Motassadeq was a cheerful, seemingly well-integrated student who played in his local German football team where he was nicknamed Asparagus because of his spindly legs.
But after 9/11 German police found the credit card and email password of Mohammed Atta - the ringleader of the terror cell - in Motassadeq's apartment.
There was clear evidence that Motassadeq had paid the rent and electricity bills of the suicide pilots in their absence and transferred cash for their flying lessons. He had also countersigned the last will and testament of Mohammed Atta.
Motassadeq said all these acts were simply friendly gestures - one Muslim helping out others.
But his first trial, in 2003, was not convinced by this explanation and the diffident man, father of two children, was jailed for 15 years for abetting mass murder. German politicians hailed the conviction as a triumph, a sign that Germany was playing its part in helping the US crack down on terror networks.
But the sentence was squashed in March 2004 on the grounds that the US had refused to supply necessary testimony from al-Qaeda suspects held in American custody. Briefly, Motassadeq was a free man - and Germany was profoundly embarrassed.
The retrial in 2005 - this time with documents supplied by the US - found the student guilty of belonging to a terrorist organisation and jailed him for seven years. Motassadeq had admitted attending an Afghanistan training camp.

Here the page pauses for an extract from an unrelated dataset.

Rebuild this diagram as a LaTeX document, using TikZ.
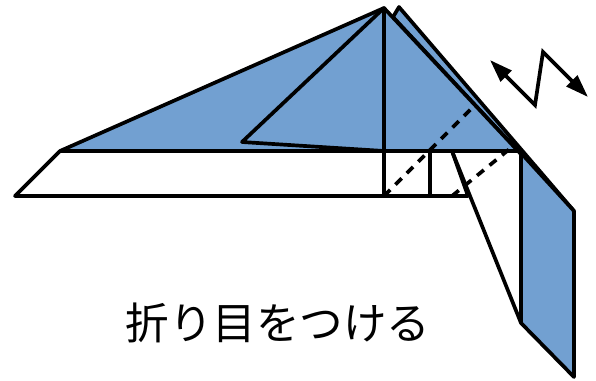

And at least one prosecution witness recalled him declaring his hatred of the United States. "Something big will happen," he reportedly said. "The Jews will burn and we will dance on their graves."
But the retrial still could not sentence him on murder conspiracy charges, with the judges ruling that only circumstantial evidence linked him to the 9/11 plot. Helping the plotters did not actually signify that he was privy to the secrets of the suicide cell.
Judge Tolksdorff from the supreme appeals court has now ruled that this was too generous towards Motassadeq. Enough evidence had been presented in the retrial, he said, to show that the defendant was aware that violence was going to be used against the passengers of commercial planes.
Even if Motassadeq did not know of a plan to smash into buildings in New York and Washington, it is said, the available evidence suggested he must have known that planes were about to be hijacked, deliberately endangering life.
If the new trial follows Judge Tolksdorff's reasoning, Motassadeq could be jailed for up to 15 years.